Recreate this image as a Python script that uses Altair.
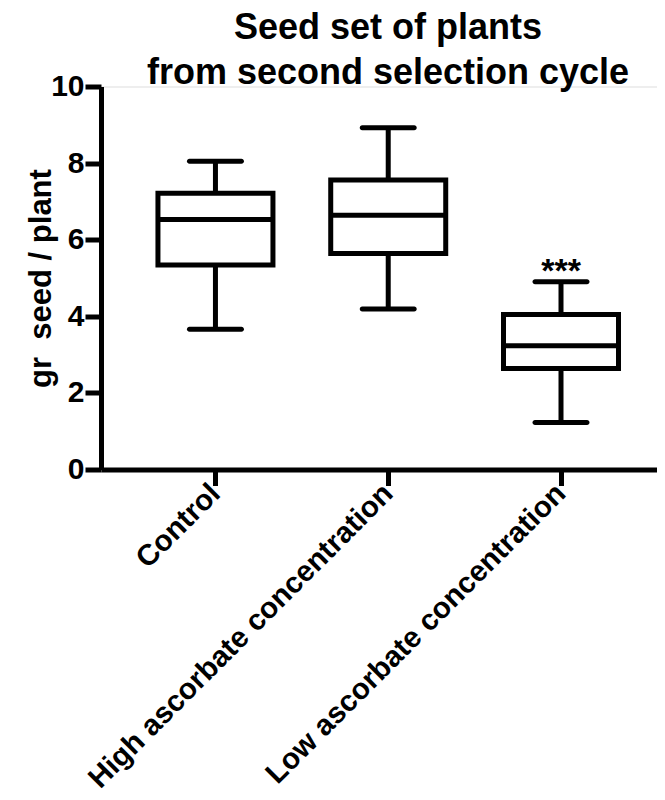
import altair as alt
import pandas as pd

groups = ["Control", "High ascorbate concentration", "Low ascorbate concentration"]
whisker_low = [3.66, 4.19, 1.23]
q1 = [5.34, 5.64, 2.64]
median = [6.53, 6.64, 3.23]
q3 = [7.21, 7.56, 4.05]
whisker_high = [8.05, 8.92, 4.90]
significance = ["", "", "***"]

df = pd.DataFrame({
    "group": groups,
    "lo": whisker_low,
    "q1": q1,
    "med": median,
    "q3": q3,
    "hi": whisker_high,
    "sig": significance,
})

FONT = "Liberation Sans"

x_enc = alt.X(
    "group:N",
    sort=groups,
    title=None,
    scale=alt.Scale(paddingInner=0, paddingOuter=0.109, align=0.745),
    axis=alt.Axis(
        labelAngle=315,
        labelAlign="right",
        labelBaseline="middle",
        labelFont=FONT,
        labelFontWeight="bold",
        labelFontSize=29.5,
        labelColor="black",
        labelPadding=3,
        tickSize=16,
        tickWidth=5,
        tickColor="black",
        domainWidth=5,
        domainColor="black",
        labelLimit=1000,
    ),
)

y_scale = alt.Scale(domain=[0, 10], nice=False)
y_axis = alt.Axis(
    values=[0, 2, 4, 6, 8, 10],
    title="gr\u00a0 seed / plant",
    titleFont=FONT,
    titleFontWeight="bold",
    titleFontSize=31,
    titleColor="black",
    titleX=-60,
    titleBaseline="middle",
    labelFont=FONT,
    labelFontWeight="bold",
    labelFontSize=30,
    labelColor="black",
    labelPadding=1,
    tickSize=16,
    tickWidth=5,
    tickColor="black",
    domainWidth=5,
    domainColor="black",
    grid=False,
)

base = alt.Chart(df)

whiskers = base.mark_rule(color="black", strokeWidth=5).encode(
    x=x_enc,
    y=alt.Y("lo:Q", scale=y_scale, axis=y_axis),
    y2="hi:Q",
)

boxes = base.mark_bar(size=115, fill="white", stroke="black", strokeWidth=5).encode(
    x=x_enc,
    y=alt.Y("q1:Q", scale=y_scale),
    y2="q3:Q",
)

medians = base.mark_tick(size=115, thickness=5, color="black", opacity=1).encode(
    x=x_enc,
    y=alt.Y("med:Q", scale=y_scale),
)

caps_low = base.mark_tick(size=57, thickness=5, color="black", opacity=1, cornerRadius=2.5).encode(
    x=x_enc,
    y=alt.Y("lo:Q", scale=y_scale),
)

caps_high = base.mark_tick(size=57, thickness=5, color="black", opacity=1, cornerRadius=2.5).encode(
    x=x_enc,
    y=alt.Y("hi:Q", scale=y_scale),
)

stars = base.mark_text(
    font=FONT, fontWeight="bold", fontSize=34, color="black",
    baseline="alphabetic", dy=0,
).encode(
    x=x_enc,
    y=alt.Y("hi:Q", scale=y_scale),
    text="sig:N",
)

chart = alt.layer(whiskers, boxes, medians, caps_low, caps_high, stars).properties(
    width=556,
    height=383,
    title=alt.TitleParams(
        text=["Seed set of plants", "from second selection cycle"],
        font=FONT,
        fontWeight="bold",
        fontSize=36,
        lineHeight=45,
        color="black",
        anchor="middle",
        dx=9,
        dy=20,
        offset=0,
    ),
    autosize=alt.AutoSizeParams(type="none"),
    padding={"left": 93, "top": 78.5, "right": 0, "bottom": 326},
).configure_view(stroke=None).configure(background="white")

chart.save("out.html", embed_options={"renderer": "svg", "actions": False})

──────

Repeat the material above verbatim. Leave the pictures behind.

Recreate this image as a Python script that uses Altair.
import altair as alt
import pandas as pd

groups = ["Control", "High ascorbate concentration", "Low ascorbate concentration"]
whisker_low = [3.66, 4.19, 1.23]
q1 = [5.34, 5.64, 2.64]
median = [6.53, 6.64, 3.23]
q3 = [7.21, 7.56, 4.05]
whisker_high = [8.05, 8.92, 4.90]
significance = ["", "", "***"]

df = pd.DataFrame({
    "group": groups,
    "lo": whisker_low,
    "q1": q1,
    "med": median,
    "q3": q3,
    "hi": whisker_high,
    "sig": significance,
})

FONT = "Liberation Sans"

x_enc = alt.X(
    "group:N",
    sort=groups,
    title=None,
    scale=alt.Scale(paddingInner=0, paddingOuter=0.109, align=0.745),
    axis=alt.Axis(
        labelAngle=315,
        labelAlign="right",
        labelBaseline="middle",
        labelFont=FONT,
        labelFontWeight="bold",
        labelFontSize=29.5,
        labelColor="black",
        labelPadding=3,
        tickSize=16,
        tickWidth=5,
        tickColor="black",
        domainWidth=5,
        domainColor="black",
        labelLimit=1000,
    ),
)

y_scale = alt.Scale(domain=[0, 10], nice=False)
y_axis = alt.Axis(
    values=[0, 2, 4, 6, 8, 10],
    title="gr\u00a0 seed / plant",
    titleFont=FONT,
    titleFontWeight="bold",
    titleFontSize=31,
    titleColor="black",
    titleX=-60,
    titleBaseline="middle",
    labelFont=FONT,
    labelFontWeight="bold",
    labelFontSize=30,
    labelColor="black",
    labelPadding=1,
    tickSize=16,
    tickWidth=5,
    tickColor="black",
    domainWidth=5,
    domainColor="black",
    grid=False,
)

base = alt.Chart(df)

whiskers = base.mark_rule(color="black", strokeWidth=5).encode(
    x=x_enc,
    y=alt.Y("lo:Q", scale=y_scale, axis=y_axis),
    y2="hi:Q",
)

boxes = base.mark_bar(size=115, fill="white", stroke="black", strokeWidth=5).encode(
    x=x_enc,
    y=alt.Y("q1:Q", scale=y_scale),
    y2="q3:Q",
)

medians = base.mark_tick(size=115, thickness=5, color="black", opacity=1).encode(
    x=x_enc,
    y=alt.Y("med:Q", scale=y_scale),
)

caps_low = base.mark_tick(size=57, thickness=5, color="black", opacity=1, cornerRadius=2.5).encode(
    x=x_enc,
    y=alt.Y("lo:Q", scale=y_scale),
)

caps_high = base.mark_tick(size=57, thickness=5, color="black", opacity=1, cornerRadius=2.5).encode(
    x=x_enc,
    y=alt.Y("hi:Q", scale=y_scale),
)

stars = base.mark_text(
    font=FONT, fontWeight="bold", fontSize=34, color="black",
    baseline="alphabetic", dy=0,
).encode(
    x=x_enc,
    y=alt.Y("hi:Q", scale=y_scale),
    text="sig:N",
)

chart = alt.layer(whiskers, boxes, medians, caps_low, caps_high, stars).properties(
    width=556,
    height=383,
    title=alt.TitleParams(
        text=["Seed set of plants", "from second selection cycle"],
        font=FONT,
        fontWeight="bold",
        fontSize=36,
        lineHeight=45,
        color="black",
        anchor="middle",
        dx=9,
        dy=20,
        offset=0,
    ),
    autosize=alt.AutoSizeParams(type="none"),
    padding={"left": 93, "top": 78.5, "right": 0, "bottom": 326},
).configure_view(stroke=None).configure(background="white")

chart.save("out.html", embed_options={"renderer": "svg", "actions": False})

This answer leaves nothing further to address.